DAOs change the concept of value as we know it from a fiat current POV. Fiat currency allows you to do two things — buy or invest / save. You can always physically touch and feel it, and validate its tangibility by drawing it out of an ATM or a bank. DAO incentive structures are based on crypto, DAO-defined tokens (linked to crypto) or simply cred points. They have a fiat currency value because of pegging, which creates the common currency combination values. But the gratification of a DAO incentive structure is not instant, and neither is it predictable. DAO members don’t earn monthly salaries of a fixed amount of crypto or tokens transferred to their Metamask / Coinbase wallets. DAOs can change compensation structures and mechanisms across initiatives through consensus. Even if you work in the most futuristic startup, you will still draw a monthly salary (along with a share of equity bestowed at joining). The definition of value (or worth) of a DAO compensation scheme by its members is driven by the passion / idea behind the DAO. Because this is an early stage phenomenon, most DAO members will hold a day job paying fiat currency. Consequently, the value attached to their DAO compensation is driven more by a sense of achievement rather than a sense of self-worth (whether measured in fiat or crypto).

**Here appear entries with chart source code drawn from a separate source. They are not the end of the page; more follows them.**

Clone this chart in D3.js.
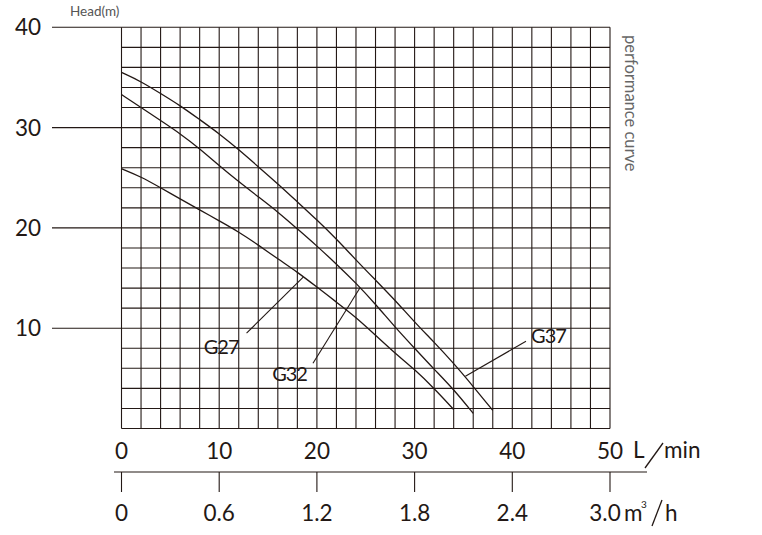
<!DOCTYPE html>
<html><head><meta charset="utf-8">
<script src="https://cdn.jsdelivr.net/npm/d3@7"></script>
<style>
html,body{margin:0;padding:0;background:#fff;}
svg{display:block;font-family:Lato,"Open Sans",sans-serif;}
</style></head>
<body>
<script>
// ---- data ----
const flowG37 = [0,2,4,6,8,10,12,14,16,18,20,22,24,26,28,30,32,34,36,38];
const headG37 = [35.5,34.6,33.4,32.2,30.8,29.4,27.8,26.1,24.4,22.6,20.8,18.9,16.8,14.8,12.8,10.6,8.6,6.5,4.2,1.8];
const flowG32 = [0,2,4,6,8,10,12,14,16,18,20,22,24,26,28,30,32,34,36];
const headG32 = [33.3,32.0,30.7,29.4,27.9,26.2,24.6,23.1,21.6,19.9,18.2,16.4,14.5,12.4,10.1,8.0,5.9,3.9,1.5];
const flowG27 = [0,2,4,6,8,10,12,14,16,18,20,22,24,26,28,30,32,34];
const headG27 = [25.9,25.1,24.0,22.9,21.8,20.7,19.6,18.3,16.9,15.6,14.1,12.6,11.1,9.3,7.5,5.9,4.0,1.9];
const seriesNames = ["G37","G32","G27"];
const headTicks = [10,20,30,40];
const flowTicks = [0,10,20,30,40,50];
const m3Ticks = [0,0.6,1.2,1.8,2.4,3.0];
const m3TickLabels = ["0","0.6","1.2","1.8","2.4","3.0"];
// leader lines: [flow,head] on curve -> [flow,head] toward label
const leaderG27 = [[18.6,15.1],[12.8,9.5]];
const leaderG32 = [[24.4,14.0],[19.6,6.5]];
const leaderG37 = [[35.2,5.2],[41.4,8.7]];
const labelPos = {G27:[10.2,7.4], G32:[17.2,4.7], G37:[43.7,8.5]};

const W=762,H=535;
const svg=d3.select("body").append("svg").attr("width",W).attr("height",H);
const x=d3.scaleLinear().domain([0,50]).range([121.5,610]);
const y=d3.scaleLinear().domain([0,40]).range([428.5,27.3]);
const x2=d3.scaleLinear().domain([0,3]).range([121.5,610]);
const ink="#231815";
const fs=22.5;

// grid
const g=svg.append("g");
g.selectAll("line.v").data(d3.range(0,51,2)).join("line")
 .attr("x1",d=>x(d)).attr("x2",d=>x(d)).attr("y1",y(40)).attr("y2",y(0))
 .attr("stroke",ink).attr("stroke-width",1.1);
g.selectAll("line.h").data(d3.range(0,41,2)).join("line")
 .attr("x1",x(0)).attr("x2",x(50)).attr("y1",d=>y(d)).attr("y2",d=>y(d))
 .attr("stroke",ink).attr("stroke-width",1.1);

// y ticks
g.selectAll("line.yt").data(headTicks).join("line")
 .attr("x1",52).attr("x2",x(0)).attr("y1",d=>y(d)).attr("y2",d=>y(d))
 .attr("stroke",ink).attr("stroke-width",1.1);
g.selectAll("text.yl").data(headTicks).join("text")
 .attr("x",41).attr("y",d=>y(d)+8).attr("text-anchor","end")
 .attr("font-size",fs).attr("fill",ink).text(d=>d);
svg.append("text").attr("x",70).attr("y",16).attr("font-size",13.5).attr("fill","#555").text("Head(m)");
svg.append("text").attr("transform","translate(625,35) rotate(90)")
 .attr("font-size",16.5).attr("fill","#666").text("performance curve");

// x axis L/min labels
g.selectAll("text.xl").data(flowTicks).join("text")
 .attr("x",d=>x(d)).attr("y",459).attr("text-anchor","middle")
 .attr("font-size",fs).attr("fill",ink).text(d=>d);
svg.append("text").attr("x",633).attr("y",458).attr("font-size",fs).attr("fill",ink).text("L");
svg.append("line").attr("x1",645).attr("y1",468).attr("x2",663).attr("y2",443).attr("stroke",ink).attr("stroke-width",1.3);
svg.append("text").attr("x",664).attr("y",458).attr("font-size",fs).attr("fill",ink).text("min");

// m3/h axis
svg.append("line").attr("x1",114).attr("x2",647).attr("y1",472).attr("y2",472).attr("stroke",ink).attr("stroke-width",1.1);
svg.selectAll("line.mt").data(m3Ticks).join("line")
 .attr("x1",d=>x2(d)).attr("x2",d=>x2(d)).attr("y1",472).attr("y2",492)
 .attr("stroke",ink).attr("stroke-width",1.1);
svg.selectAll("text.ml").data(m3Ticks).join("text")
 .attr("x",d=>x2(d)-(d===3?5:0)).attr("y",521).attr("text-anchor","middle")
 .attr("font-size",fs).attr("fill",ink).text((d,i)=>m3TickLabels[i]);
svg.append("text").attr("x",624).attr("y",521).attr("font-size",fs).attr("fill",ink).text("m");
svg.append("text").attr("x",641).attr("y",508).attr("font-size",10).attr("fill",ink).text("3");
svg.append("line").attr("x1",652).attr("y1",526).attr("x2",662).attr("y2",500).attr("stroke",ink).attr("stroke-width",1.3);
svg.append("text").attr("x",665).attr("y",521).attr("font-size",fs).attr("fill",ink).text("h");

// curves
const line=d3.line().x(d=>x(d[0])).y(d=>y(d[1])).curve(d3.curveBasis);
const series=[d3.zip(flowG37,headG37),d3.zip(flowG32,headG32),d3.zip(flowG27,headG27)];
svg.selectAll("path.c").data(series).join("path")
 .attr("d",line).attr("fill","none").attr("stroke",ink).attr("stroke-width",1.3);

// leaders
const lead=d3.line().x(d=>x(d[0])).y(d=>y(d[1]));
svg.selectAll("path.l").data([leaderG37,leaderG32,leaderG27]).join("path")
 .attr("d",lead).attr("fill","none").attr("stroke",ink).attr("stroke-width",1.1);
svg.selectAll("text.s").data(seriesNames).join("text")
 .attr("x",d=>x(labelPos[d][0])).attr("y",d=>y(labelPos[d][1]))
 .attr("font-size",20).attr("letter-spacing",-1).attr("fill",ink).attr("text-anchor","middle")
 .text(d=>d);
</script>
</body></html>
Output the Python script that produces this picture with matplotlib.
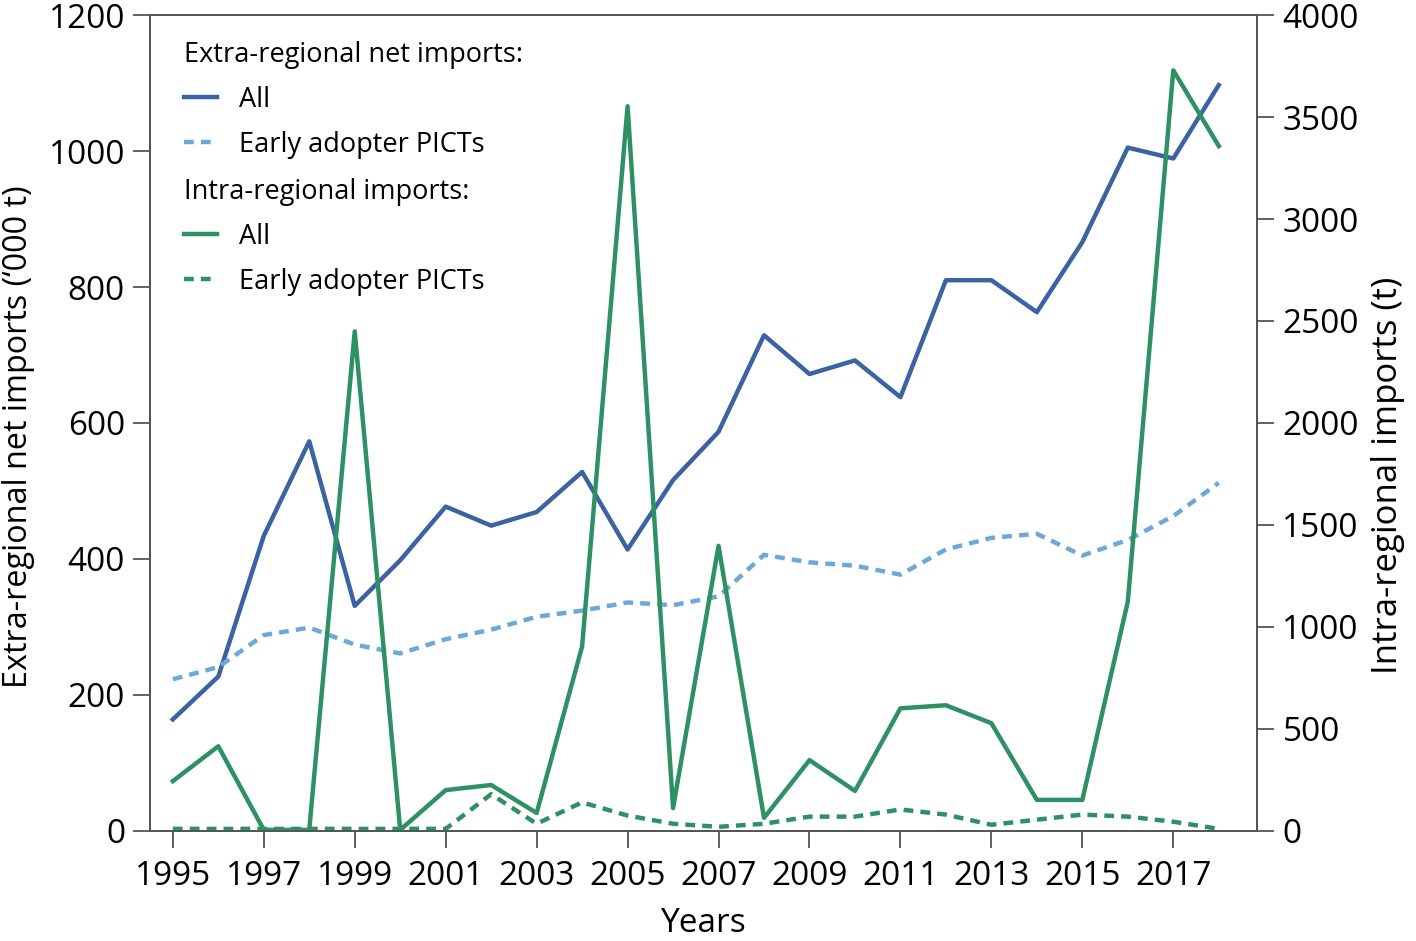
import matplotlib
matplotlib.use('Agg')
import matplotlib.pyplot as plt

plt.rcParams['font.family'] = ['Open Sans', 'DejaVu Sans']

# data
years = list(range(1995, 2019))

# extra-regional net imports ('000 t), left axis
extra_all = [164, 227, 434, 573, 331, 398, 477, 449, 469, 528, 414, 516,
             587, 729, 672, 692, 638, 810, 810, 763, 866, 1005, 989, 1097]
extra_early = [223, 241, 288, 299, 274, 261, 282, 296, 315, 324, 336, 332,
               345, 406, 395, 390, 377, 414, 431, 437, 405, 428, 463, 512]

# intra-regional imports (t), right axis
intra_all = [244, 415, 5, 5, 2449, 5, 200, 225, 88, 904, 3553, 112,
             1398, 64, 347, 196, 601, 616, 528, 152, 152, 1124, 3729, 3358]
intra_early = [10, 10, 10, 10, 10, 10, 10, 180, 35, 140, 75, 35,
               20, 35, 70, 70, 105, 80, 30, 55, 80, 70, 45, 10]

left_ticks = [0, 200, 400, 600, 800, 1000, 1200]
right_ticks = [0, 500, 1000, 1500, 2000, 2500, 3000, 3500, 4000]
year_ticks = list(range(1995, 2018, 2))

c_blue = '#3b62a3'
c_lblue = '#6aa9d8'
c_green = '#2e9163'

fig = plt.figure(figsize=(14.16, 9.41), dpi=100)
ax = fig.add_axes([0.106, 0.117, 0.782, 0.867])
ax2 = ax.twinx()

dash = (0, (2.2, 1.6))
l1, = ax.plot(years, extra_all, color=c_blue, lw=3.2, label='All')
l2, = ax.plot(years, extra_early, color=c_lblue, lw=3.2, ls=dash,
              label='Early adopter PICTs')
l3, = ax2.plot(years, intra_all, color=c_green, lw=3.2, label='All')
l4, = ax2.plot(years, intra_early, color=c_green, lw=3.2, ls=dash,
               label='Early adopter PICTs')

ax.set_xlim(1994.5, 2018.85)
ax.set_ylim(0, 1200)
ax2.set_ylim(0, 4000)
ax.set_xticks(year_ticks)
ax.set_yticks(left_ticks)
ax2.set_yticks(right_ticks)

for a in (ax, ax2):
    a.tick_params(labelsize=24, length=12, width=1.3, color='#555555',
                  direction='out', pad=6)
    for s in a.spines.values():
        s.set_color('#555555')
        s.set_linewidth(1.3)
ax.tick_params(axis='x', pad=9)

ax.set_xlabel('Years', fontsize=24, labelpad=10)
ax.set_ylabel('Extra-regional net imports (\u2018000 t)', fontsize=23.3)
ax2.set_ylabel('Intra-regional imports (t)', fontsize=25)
ax.yaxis.set_label_coords(-0.104, 0.483)
ax2.yaxis.set_label_coords(1.103, 0.436)

# legend: two blocks with headings
kw = dict(frameon=False, fontsize=19.5, title_fontsize=19.5, alignment='left',
          handlelength=1.22, handletextpad=0.8, labelspacing=0.62,
          borderpad=0, borderaxespad=0)
leg1 = ax2.legend([l1, l2], ['All', 'Early adopter PICTs'],
                  title='Extra-regional net imports:', loc='upper left',
                  bbox_to_anchor=(0.031, 0.968), **kw)
ax2.add_artist(leg1)
leg2 = ax2.legend([l3, l4], ['All', 'Early adopter PICTs'],
                  title='Intra-regional imports:', loc='upper left',
                  bbox_to_anchor=(0.031, 0.800), **kw)
for lg in (leg1, leg2):
    lg._legend_box.sep = 12

fig.savefig('out.png', dpi=100)
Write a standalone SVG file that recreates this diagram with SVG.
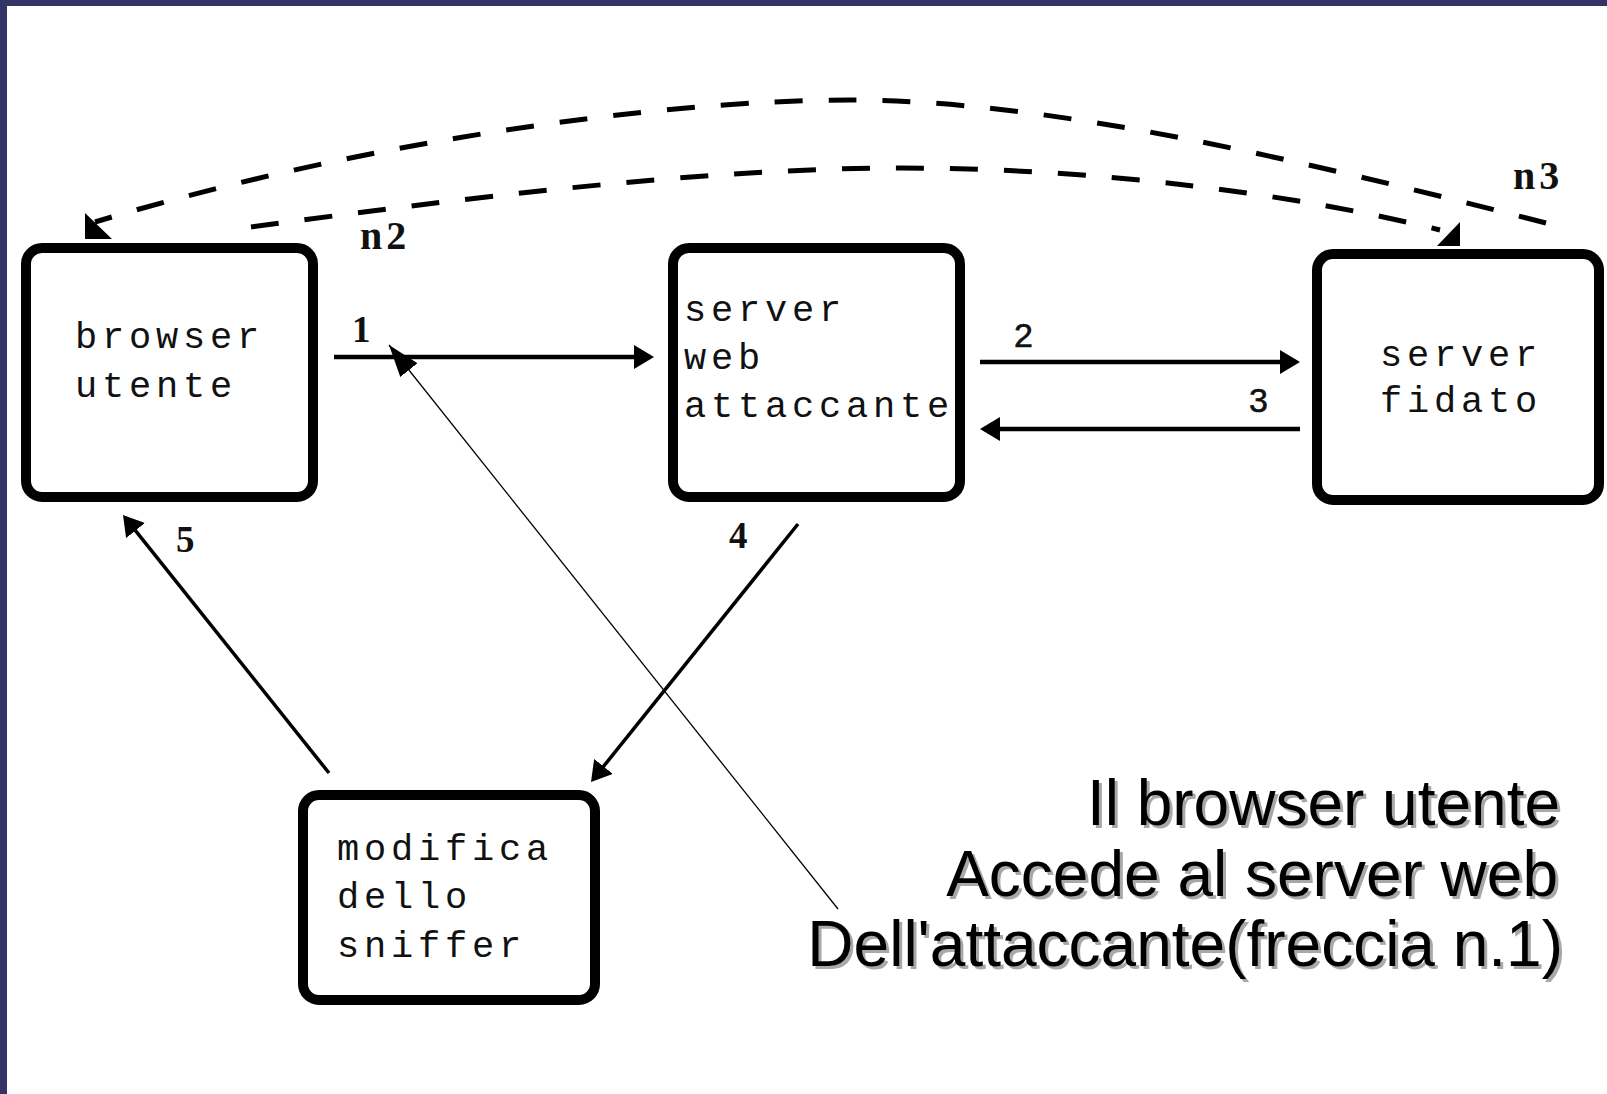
<svg xmlns="http://www.w3.org/2000/svg" width="1607" height="1094" viewBox="0 0 1607 1094">
  <style>
    .box { fill: #ffffff; stroke: #000000; stroke-width: 10; }
    .mono { font-family: "Liberation Mono", "Courier New", monospace; font-size: 37px; letter-spacing: 4.8px; fill: #111111; }
    .num { font-family: "Liberation Sans", Arial, sans-serif; font-size: 34px; fill: #111111; stroke: #111111; stroke-width: 0.6; }
    .numb { font-family: "Liberation Serif", "Times New Roman", serif; font-weight: bold; font-size: 37px; fill: #111111; }
    .tag { font-family: "Liberation Serif", "Times New Roman", serif; font-weight: bold; font-size: 40px; letter-spacing: 4px; fill: #111111; }
    .thick { stroke: #000000; stroke-width: 4.5; fill: none; }
    .mid { stroke: #000000; stroke-width: 3.5; fill: none; }
    .thin { stroke: #000000; stroke-width: 1.3; fill: none; }
    .dash { stroke: #000000; stroke-width: 5; fill: none; stroke-dasharray: 28 26; }
    .caption { font-family: "Liberation Sans", Arial, sans-serif; font-size: 64px; text-anchor: end; }
  </style>
  <defs>
    <marker id="head" markerUnits="userSpaceOnUse" markerWidth="22" markerHeight="26" refX="16" refY="12" orient="auto">
      <path d="M0,0 L20,12 L0,24 z" fill="#000000"/>
    </marker>
    <marker id="head-thin" markerUnits="userSpaceOnUse" markerWidth="34" markerHeight="24" refX="32" refY="11" orient="auto">
      <path d="M0,0 L32,11 L0,22 z" fill="#000000"/>
    </marker>
  </defs>

  <!-- slide frame -->
  <rect x="0" y="0" width="1607" height="1094" fill="#333366"/>
  <rect x="7" y="6" width="1600" height="1088" fill="#ffffff"/>

  <!-- connectors -->
  <g id="connectors">
    <!-- dashed return path n3 (server fidato -> browser) -->
    <path class="dash" d="M1546,223 C1300,160 1050,100 850,100 C650,100 350,145 95,222"/>
    <polygon points="85,213 85,239 112,239" fill="#000000"/>
    <!-- dashed path n2 (browser -> server fidato) -->
    <path class="dash" d="M251,227 C450,200 700,168 900,168 C1100,168 1300,195 1440,230"/>
    <polygon points="1460,222 1460,246 1437,246" fill="#000000"/>

    <line class="thick" x1="334" y1="357" x2="650" y2="357" marker-end="url(#head)"/>
    <line class="thick" x1="980" y1="362" x2="1296" y2="362" marker-end="url(#head)"/>
    <line class="thick" x1="1300" y1="429" x2="984" y2="429" marker-end="url(#head)"/>
    <line class="mid" x1="798" y1="524" x2="593.5" y2="778.9" marker-end="url(#head)"/>
    <line class="mid" x1="329" y1="773" x2="125.5" y2="518.1" marker-end="url(#head)"/>
    <line class="thin" x1="838" y1="909" x2="389" y2="345" marker-end="url(#head-thin)"/>

    <text class="numb" x="352" y="342">1</text>
    <text class="num" x="1014" y="347">2</text>
    <text class="num" x="1249" y="412">3</text>
    <text class="numb" x="729" y="548">4</text>
    <text class="numb" x="176" y="552">5</text>
    <text class="tag" x="360" y="249">n2</text>
    <text class="tag" x="1513" y="189">n3</text>
  </g>

  <!-- nodes -->
  <g id="browser-utente">
    <rect class="box" x="26" y="248" width="287" height="249" rx="16"/>
    <text class="mono" x="75" y="348">browser</text>
    <text class="mono" x="75" y="397">utente</text>
  </g>
  <g id="server-web-attaccante">
    <rect class="box" x="673" y="248" width="287" height="249" rx="16"/>
    <text class="mono" x="684" y="321">server</text>
    <text class="mono" x="684" y="369">web</text>
    <text class="mono" x="684" y="417">attaccante</text>
  </g>
  <g id="server-fidato">
    <rect class="box" x="1317" y="254" width="282" height="246" rx="16"/>
    <text class="mono" x="1380" y="366">server</text>
    <text class="mono" x="1380" y="412">fidato</text>
  </g>
  <g id="modifica-sniffer">
    <rect class="box" x="303" y="795" width="292" height="205" rx="16"/>
    <text class="mono" x="337" y="860">modifica</text>
    <text class="mono" x="337" y="908">dello</text>
    <text class="mono" x="337" y="957">sniffer</text>
  </g>

  <!-- caption with drop shadow -->
  <g id="caption">
    <g fill="#a8a8a8" transform="translate(3,3)">
      <text class="caption" x="1560" y="825">Il browser utente</text>
      <text class="caption" x="1558" y="896">Accede al server web</text>
      <text class="caption" x="1563" y="966">Dell'attaccante(freccia n.1)</text>
    </g>
    <g fill="#000000">
      <text class="caption" x="1560" y="825">Il browser utente</text>
      <text class="caption" x="1558" y="896">Accede al server web</text>
      <text class="caption" x="1563" y="966">Dell'attaccante(freccia n.1)</text>
    </g>
  </g>
</svg>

The belief and premise behind why decentralised systems are the future and have longer life is captured in this informative piece from Chris Dixon. In short, centralised systems stop being symbiotic over a period of time. In economics, the closest terms for this dynamic is either monopolistic pressure or asymmetric / inefficient markets.
https://onezero.medium.com/why-decentralization-matters-5e3f79f7638e
If we consider DAOs as a use case of decentralisation, then we identify some interesting characteristics — dissipation of power, collective decision-making, trust-less and consensus driven (the Bitcoin principles), evolution of the idea is compensation, high levels of symbiotic relationships, no form of selectivity or elitism, a strong desire to democratise the fruits of progress, enabling large swathes of participants with similar skills and abilities and non-traditional approach towards defining work and play.
Are DAOs going to define how we live, work and play? It is too early to say, but they do have the potential to break ingrained, dogmatic thinking that shapes societies, communities and individuals. If you are part of a DAO, it doesn’t mean that you are unhappy with your day job. But it does indicate that you are curious, which is a core driver of progress of the human civilisation. As mentioned before, software has changed the course of this progress multiple times. But software is almost never created to solve a problem, but is driven by a belief system (which can take thousands of forms). For DAOs, the underlying Web3 software infrastructure is driven by the beliefs outlined as characteristics above, which can be summed up as ‘desire to create a world that can be equally enjoyed by everyone’.